Now, admittedly, when I started mucking about with AI art in the long-times-ago epoch of, mmm, six months ago, what it produced was often fiddly and hilarious and straight-up ****** weird. It would still have eyeballs in places where there shouldn’t be. Some guy’s face might look like a smear of paint, and his hand would have sixteen fingers. You might squint and see Sophia from the Golden Girls mysteriously hiding in the wallpaper. It felt a bit like you watching a robot dream. Like you were privy to the growth of its creative mind.

(It’s a lie, of course. There’s no robot dreaming; that is a romantic, anthropomorphic notion.)

But it didn’t take long for the results to get… good. Real good. Freaky good. You plug in something and what returns is a foursquare array of nearly exactly what you asked for, in a variety of art styles and modes. Which, one might argue, is quite the point of this whole affair, and I suppose it is, though I’ll also note for my mileage it also kinda defeats if not the point, than rather, the delight of having a robot puke up something just super ****** weird instead of precisely what you asked for. We were training the robot well. And it was learning fast.

And now, you see the so-called AI art everywhere, and you also see those who are mad at so-called AI art everywhere. And the latter category is often artists. Not always! But often enough.

As such, I’m going to side with the artists.

Link to the rest at Chuck Wendig: Terribleminds

PG wants writers and artists to live long and prosper and thinks that they will do just that. While he understands how they may worry about AI tools diminishing their income, he doesn’t think AI will replace them.

4 thoughts on “Why I’m Done Using And Boosting AI Art”

  1. There are all sorts of places for commercial art.
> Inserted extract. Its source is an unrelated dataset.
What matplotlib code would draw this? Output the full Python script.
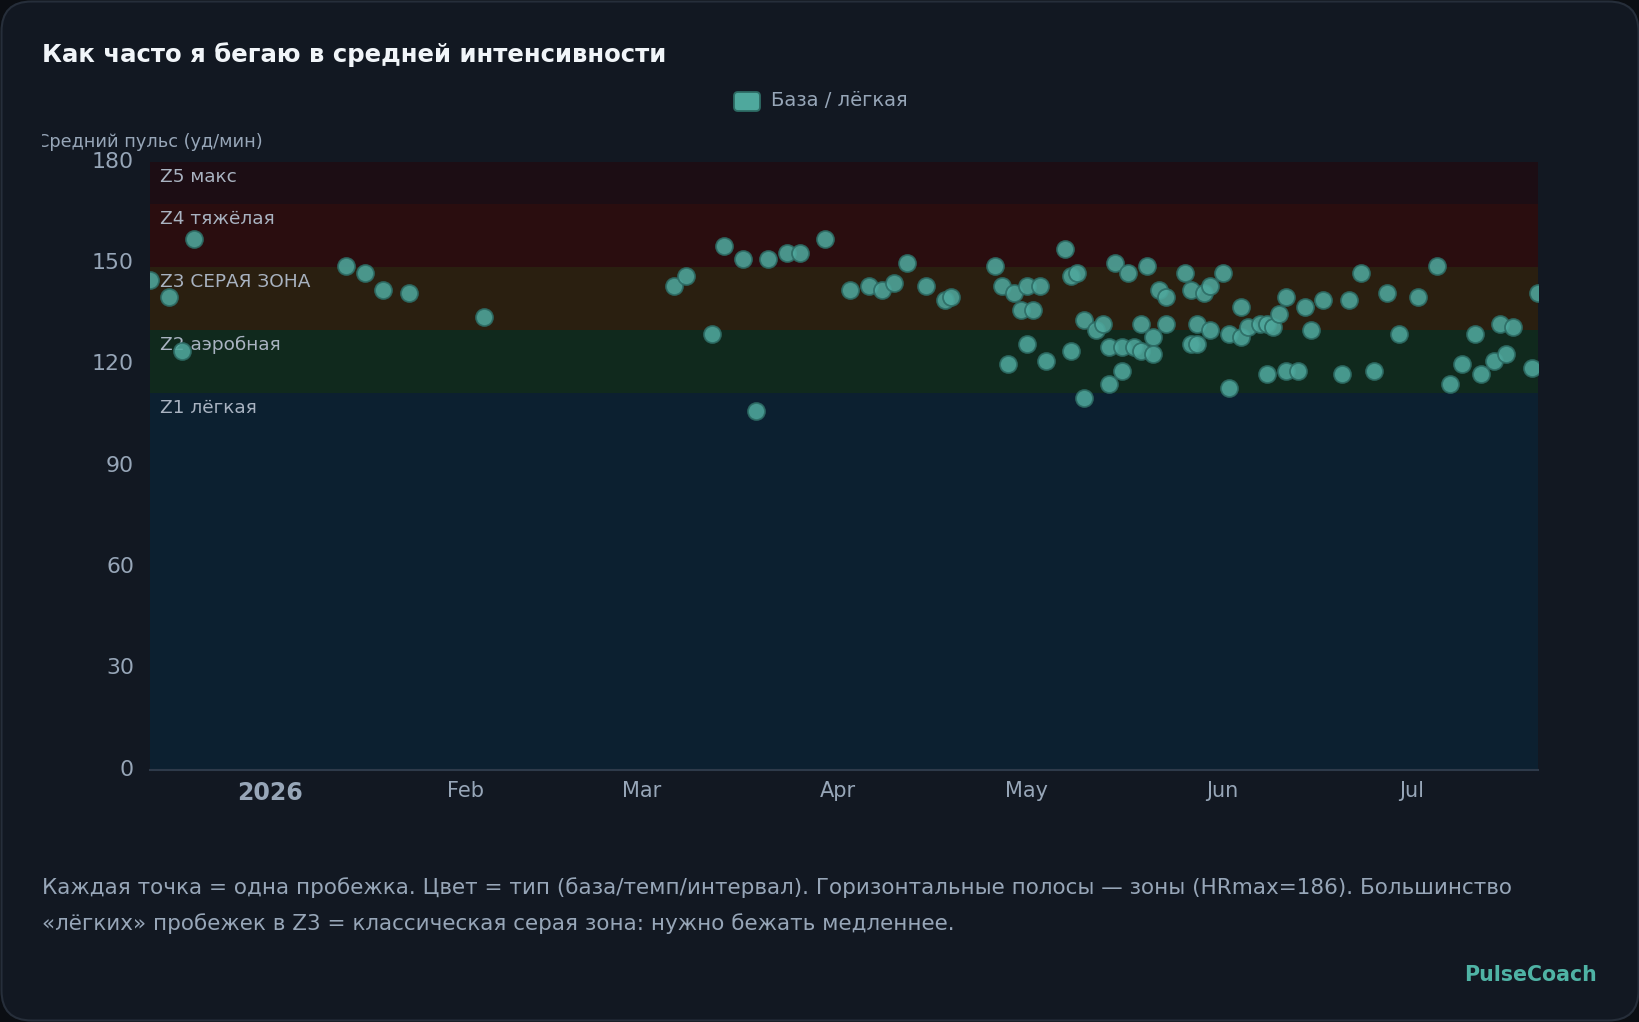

I don’t look at AI as replacing covers, in general (though I’m sure it can, I value and am willing to pay for the uniqueness and recognizable consistency of a particular artist for my Fantasy genre series entries). But I think AI greatly liberates the minor uses of commercial art for writers, namely advertising images, blog images, and so forth.

    • Like so many things, the proper answer is “it depends”.
      Having a familiar go-to artist to provide a consistent trade dress to a fantasy series is valuable.

      But for standalone books in most any genre?
      Or how about romance, where different subgenres have common cover layouts? (Young woman in 18th century formal attire standing on a hill across from a ridiculously good looking young man in a kilt?) 😉

      Or how about the stylized covers in contemporary light romcoms or cozy misteries, like these:

      https://www.thepassivevoice.com/cozy-mystery-book-covers/

      eBooks removed the single biggest barrier to entry for newcomer authors (agents) but covers and editing often remain a stumbling block. We have yet to see a genre aware proofreading “AI” tool but I have little doubt one is on the way. Not a spell checker or grammar checker but a competent beta reader that can flag loose threads, inconsistensies, and contradictions, tunable for tone and style. A matter of time.

      But covers, that looks to be close to a solved problem, going by the current state of the (ahem) art. And to a newcomer writer hoping to sell a few hundred ebooks in their first year, saving four or five hundred dollars and still getting a marketable cover *to their taste* via an “AI” cover is going to be a godsend in many genres.

      Not for everybody…
      …but something for a lot of somebodies.
      Which is what the OP fears. But that djinn is out of the bottle.

      (BTW, I just ran into a much more obnoxious captcha.)

  2. We need something like a Turing test here. Make a group of 100 images, some created by humans, and some created by AI. Then subjects tell us how each image was created.

  3. Faux AI art *is* going to displace a whole category of painters. The philipino(?) “starving artists” producing high volume originals.
    That much is unavoidable.
    On the other end, high talent creatives will endure as they always have.

    The commercial artists in the middle? Not too sanguine about their prospects.

    These tools are coming at a time of economic pressure that increases their value.

    For example, a writer friend of mine pointed me at a web-based operation selling at good prices original pre-made art meant for genre covers and doing commisions for £500. It doesn’t say where the art comes from, a boiler room or software. As a business, there is more profit (and likely better prices) in the latter.

    It may be disquieting but the trends are there; a skilled writer of prompts can easily crank out a dozen or so covers a day, sell them at $100, and clear a cool half million a year all by himself.

    The OP might feel good about his announcement but an Indie author starting out may not be able to afford such qualms.